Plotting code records
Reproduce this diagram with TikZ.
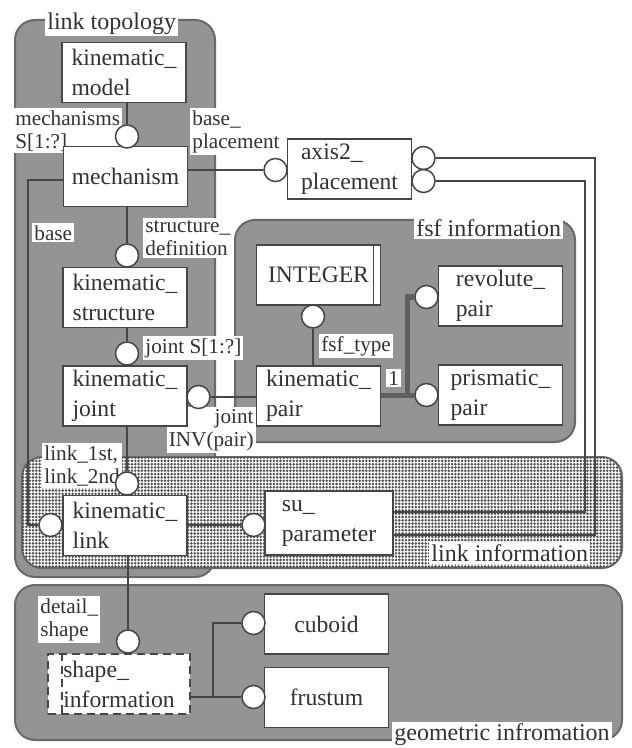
\documentclass[tikz,border=0pt]{standalone}
\usepackage{fontspec}
\setmainfont{Liberation Serif}
\usetikzlibrary{patterns.meta}
\definecolor{groupgray}{RGB}{148, 148, 148}
\definecolor{edgegray}{RGB}{105, 105, 105}
\definecolor{linegray}{RGB}{70, 70, 70}
\definecolor{inkgray}{RGB}{50, 50, 50}
\definecolor{dotgray}{RGB}{80, 80, 80}
\definecolor{subgray}{RGB}{95, 95, 95}

\tikzset{
    entity/.style={draw=linegray, fill=white, line width=0.75pt, minimum width=62pt, minimum height=30pt, align=left, inner sep=1pt},
    attrdot/.style={circle, draw=linegray, fill=white, line width=0.75pt, minimum size=11.5pt, inner sep=0pt},
    role/.style={fill=white, inner sep=1pt, align=left, font=\fontsize{10.6}{11.5}\selectfont},
    areatitle/.style={fill=white, inner sep=1pt, font=\fontsize{12}{14}\selectfont},
    conn/.style={draw=linegray, line width=0.75pt},
    subtype/.style={draw=subgray, line width=2.5pt},
    area/.style={fill=groupgray, draw=edgegray, line width=1pt, rounded corners=10pt},
    selectdash/.style={dash pattern=on 4pt off 2.5pt, line width=1pt},
}

\begin{document}
\begin{tikzpicture}[x=0.5pt, y=-0.5pt, every node/.style={text=inkgray, font=\fontsize{11.8}{15}\selectfont}]
    \useasboundingbox (0,0) rectangle (631,748);

    \draw[area] (15,20) rectangle (215,577);
    \draw[area] (235,220) rectangle (575,442);
    \draw[area, fill=white, postaction={pattern={Dots[distance=1.65pt, radius=0.7pt]}, pattern color=dotgray}] (22,457) rectangle (622,568);
    \draw[area] (15,585) rectangle (622,740);

    \node[areatitle, anchor=north west] (ltopo) at (45,10) {link topology};
    \node[areatitle, anchor=north west] (lfsf) at (414,217) {fsf information};
    \node[areatitle, anchor=north west] (llinkinfo) at (429,542) {link information};
    \node[areatitle, anchor=south west] (lgeo) at (392,748) {geometric infromation};

    \node[role, anchor=north west] (lmechs) at (13,108) {mechanisms\\S[1:?]};
    \node[role, anchor=north west] (lbasepl) at (190,108) {base\_\\placement};
    \node[role, anchor=north west] (lbase) at (32,223) {base};
    \node[role, anchor=north west] (lstructdef) at (143,218) {structure\_\\definition};
    \node[role, anchor=north west] (ljoint) at (143,336) {joint S[1:?]};
    \node[role, anchor=north east, align=right] (linv) at (256,407) {joint\\INV(pair)};
    \node[role, anchor=north west] (lfsftype) at (319,334) {fsf\_type};
    \node[role, anchor=north west] (lone) at (386,369) {1};
    \node[role, anchor=north west] (llinks) at (42,443) {link\_1st,\\link\_2nd};
    \node[role, anchor=north west] (ldetail) at (38,596) {detail\_\\shape};

    \node[entity] (model) at (124,72.5) {kinematic\_\\model};
    \node[entity] (mech) at (125.5,176.5) {mechanism};
    \node[entity] (kstruct) at (125,297.5) {kinematic\_\\structure};
    \node[entity] (kjoint) at (125,396) {kinematic\_\\joint};
    \node[entity] (klink) at (125,525.5) {kinematic\_\\link};
    \node[entity, selectdash, minimum width=71pt] (shapeinfo) at (119,684) {shape\_\\information};
    \node[entity] (axis) at (349.5,169) {axis2\_\\placement};
    \node[entity] (integer) at (318.5,275) {INTEGER};
    \node[entity] (kpair) at (318.5,396) {kinematic\_\\pair};
    \node[entity] (revolute) at (500.5,296) {revolute\_\\pair};
    \node[entity] (prismatic) at (500.5,395) {prismatic\_\\pair};
    \node[entity, minimum width=64pt, minimum height=32pt] (suparam) at (329,523) {su\_\\parameter};
    \node[entity] (cuboid) at (326.5,624) {cuboid};
    \node[entity] (frustum) at (326.5,697.5) {frustum};

    \draw[conn] ([xshift=-4pt]integer.north east) -- ([xshift=-4pt]integer.south east);
    \draw[conn, selectdash] ([xshift=7.5pt]shapeinfo.north west) -- ([xshift=7.5pt]shapeinfo.south west);

    \node[attrdot] (cmech) at (127,136.5) {};
    \node[attrdot] (caxis) at (275.5,170) {};
    \node[attrdot] (caxisa) at (423.5,158) {};
    \node[attrdot] (caxisb) at (423.5,181) {};
    \node[attrdot] (cstruct) at (127,255.5) {};
    \node[attrdot] (cjoint) at (127,353.5) {};
    \node[attrdot] (cpair) at (198.5,397) {};
    \node[attrdot] (cint) at (313,316.5) {};
    \node[attrdot] (crev) at (426.5,297) {};
    \node[attrdot] (cpri) at (426.5,395) {};
    \node[attrdot] (clink) at (127,483.5) {};
    \node[attrdot] (cbase) at (50.5,525) {};
    \node[attrdot] (csu) at (253.5,525) {};
    \node[attrdot] (cshape) at (128,641.5) {};
    \node[attrdot] (ccub) at (253.5,623) {};
    \node[attrdot] (cfru) at (253.5,697) {};

    \coordinate (basebend) at (28,180);
    \coordinate (bendb) at (585,512);
    \coordinate (benda) at (595,535);
    \coordinate (fsfbend) at (407,395);
    \coordinate (geobend) at (213,697);

    \draw[conn] (cmech.north) -- (cmech.north |- model.south);
    \draw[conn] (mech.east |- caxis) -- (caxis.west);
    \draw[conn] (mech.west |- basebend) -- (basebend) |- (cbase.west);
    \draw[conn] (mech.south -| cstruct) -- (cstruct.north);
    \draw[conn] (kstruct.south -| cjoint) -- (cjoint.north);
    \draw[conn] (kpair.west |- cpair) -- (cpair.east);
    \draw[conn] (kpair.north -| cint) -- (cint.south);
    \draw[subtype] (kpair.east |- fsfbend) -- (cpri.west);
    \draw[subtype] (fsfbend) |- (crev.west);
    \draw[conn] (kjoint.south -| clink) -- (clink.north);
    \draw[conn] (klink.east |- csu) -- (csu.west);
    \draw[conn] (suparam.east |- bendb) -- (bendb) |- (caxisb.east);
    \draw[conn] (suparam.east |- benda) -- (benda) |- (caxisa.east);
    \draw[conn] (klink.south -| cshape) -- (cshape.north);
    \draw[conn] (shapeinfo.east |- cfru) -- (cfru.west);
    \draw[conn] (geobend) |- (ccub.west);
\end{tikzpicture}
\end{document}
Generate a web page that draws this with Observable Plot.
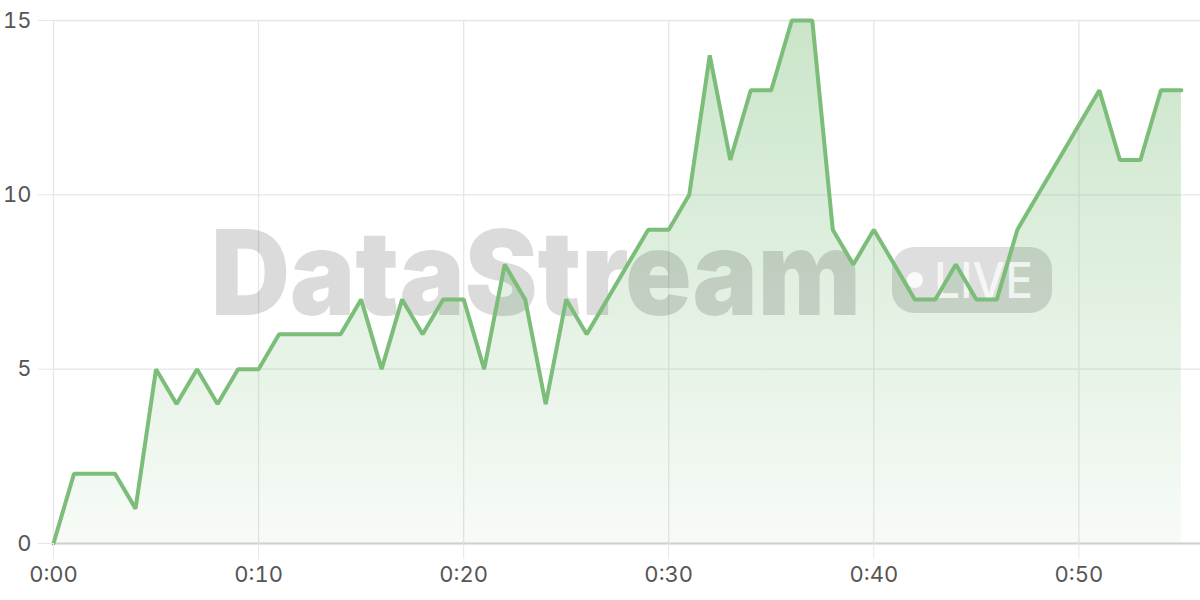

» What is required
All records above are to be printed exactly, minus the pictures they contain.

» Result of the exercise
Reproduce this diagram with TikZ.
\documentclass[tikz,border=0pt]{standalone}
\usepackage{fontspec}
\setmainfont{Liberation Serif}
\usetikzlibrary{patterns.meta}
\definecolor{groupgray}{RGB}{148, 148, 148}
\definecolor{edgegray}{RGB}{105, 105, 105}
\definecolor{linegray}{RGB}{70, 70, 70}
\definecolor{inkgray}{RGB}{50, 50, 50}
\definecolor{dotgray}{RGB}{80, 80, 80}
\definecolor{subgray}{RGB}{95, 95, 95}

\tikzset{
    entity/.style={draw=linegray, fill=white, line width=0.75pt, minimum width=62pt, minimum height=30pt, align=left, inner sep=1pt},
    attrdot/.style={circle, draw=linegray, fill=white, line width=0.75pt, minimum size=11.5pt, inner sep=0pt},
    role/.style={fill=white, inner sep=1pt, align=left, font=\fontsize{10.6}{11.5}\selectfont},
    areatitle/.style={fill=white, inner sep=1pt, font=\fontsize{12}{14}\selectfont},
    conn/.style={draw=linegray, line width=0.75pt},
    subtype/.style={draw=subgray, line width=2.5pt},
    area/.style={fill=groupgray, draw=edgegray, line width=1pt, rounded corners=10pt},
    selectdash/.style={dash pattern=on 4pt off 2.5pt, line width=1pt},
}

\begin{document}
\begin{tikzpicture}[x=0.5pt, y=-0.5pt, every node/.style={text=inkgray, font=\fontsize{11.8}{15}\selectfont}]
    \useasboundingbox (0,0) rectangle (631,748);

    \draw[area] (15,20) rectangle (215,577);
    \draw[area] (235,220) rectangle (575,442);
    \draw[area, fill=white, postaction={pattern={Dots[distance=1.65pt, radius=0.7pt]}, pattern color=dotgray}] (22,457) rectangle (622,568);
    \draw[area] (15,585) rectangle (622,740);

    \node[areatitle, anchor=north west] (ltopo) at (45,10) {link topology};
    \node[areatitle, anchor=north west] (lfsf) at (414,217) {fsf information};
    \node[areatitle, anchor=north west] (llinkinfo) at (429,542) {link information};
    \node[areatitle, anchor=south west] (lgeo) at (392,748) {geometric infromation};

    \node[role, anchor=north west] (lmechs) at (13,108) {mechanisms\\S[1:?]};
    \node[role, anchor=north west] (lbasepl) at (190,108) {base\_\\placement};
    \node[role, anchor=north west] (lbase) at (32,223) {base};
    \node[role, anchor=north west] (lstructdef) at (143,218) {structure\_\\definition};
    \node[role, anchor=north west] (ljoint) at (143,336) {joint S[1:?]};
    \node[role, anchor=north east, align=right] (linv) at (256,407) {joint\\INV(pair)};
    \node[role, anchor=north west] (lfsftype) at (319,334) {fsf\_type};
    \node[role, anchor=north west] (lone) at (386,369) {1};
    \node[role, anchor=north west] (llinks) at (42,443) {link\_1st,\\link\_2nd};
    \node[role, anchor=north west] (ldetail) at (38,596) {detail\_\\shape};

    \node[entity] (model) at (124,72.5) {kinematic\_\\model};
    \node[entity] (mech) at (125.5,176.5) {mechanism};
    \node[entity] (kstruct) at (125,297.5) {kinematic\_\\structure};
    \node[entity] (kjoint) at (125,396) {kinematic\_\\joint};
    \node[entity] (klink) at (125,525.5) {kinematic\_\\link};
    \node[entity, selectdash, minimum width=71pt] (shapeinfo) at (119,684) {shape\_\\information};
    \node[entity] (axis) at (349.5,169) {axis2\_\\placement};
    \node[entity] (integer) at (318.5,275) {INTEGER};
    \node[entity] (kpair) at (318.5,396) {kinematic\_\\pair};
    \node[entity] (revolute) at (500.5,296) {revolute\_\\pair};
    \node[entity] (prismatic) at (500.5,395) {prismatic\_\\pair};
    \node[entity, minimum width=64pt, minimum height=32pt] (suparam) at (329,523) {su\_\\parameter};
    \node[entity] (cuboid) at (326.5,624) {cuboid};
    \node[entity] (frustum) at (326.5,697.5) {frustum};

    \draw[conn] ([xshift=-4pt]integer.north east) -- ([xshift=-4pt]integer.south east);
    \draw[conn, selectdash] ([xshift=7.5pt]shapeinfo.north west) -- ([xshift=7.5pt]shapeinfo.south west);

    \node[attrdot] (cmech) at (127,136.5) {};
    \node[attrdot] (caxis) at (275.5,170) {};
    \node[attrdot] (caxisa) at (423.5,158) {};
    \node[attrdot] (caxisb) at (423.5,181) {};
    \node[attrdot] (cstruct) at (127,255.5) {};
    \node[attrdot] (cjoint) at (127,353.5) {};
    \node[attrdot] (cpair) at (198.5,397) {};
    \node[attrdot] (cint) at (313,316.5) {};
    \node[attrdot] (crev) at (426.5,297) {};
    \node[attrdot] (cpri) at (426.5,395) {};
    \node[attrdot] (clink) at (127,483.5) {};
    \node[attrdot] (cbase) at (50.5,525) {};
    \node[attrdot] (csu) at (253.5,525) {};
    \node[attrdot] (cshape) at (128,641.5) {};
    \node[attrdot] (ccub) at (253.5,623) {};
    \node[attrdot] (cfru) at (253.5,697) {};

    \coordinate (basebend) at (28,180);
    \coordinate (bendb) at (585,512);
    \coordinate (benda) at (595,535);
    \coordinate (fsfbend) at (407,395);
    \coordinate (geobend) at (213,697);

    \draw[conn] (cmech.north) -- (cmech.north |- model.south);
    \draw[conn] (mech.east |- caxis) -- (caxis.west);
    \draw[conn] (mech.west |- basebend) -- (basebend) |- (cbase.west);
    \draw[conn] (mech.south -| cstruct) -- (cstruct.north);
    \draw[conn] (kstruct.south -| cjoint) -- (cjoint.north);
    \draw[conn] (kpair.west |- cpair) -- (cpair.east);
    \draw[conn] (kpair.north -| cint) -- (cint.south);
    \draw[subtype] (kpair.east |- fsfbend) -- (cpri.west);
    \draw[subtype] (fsfbend) |- (crev.west);
    \draw[conn] (kjoint.south -| clink) -- (clink.north);
    \draw[conn] (klink.east |- csu) -- (csu.west);
    \draw[conn] (suparam.east |- bendb) -- (bendb) |- (caxisb.east);
    \draw[conn] (suparam.east |- benda) -- (benda) |- (caxisa.east);
    \draw[conn] (klink.south -| cshape) -- (cshape.north);
    \draw[conn] (shapeinfo.east |- cfru) -- (cfru.west);
    \draw[conn] (geobend) |- (ccub.west);
\end{tikzpicture}
\end{document}
Generate a web page that draws this with Observable Plot.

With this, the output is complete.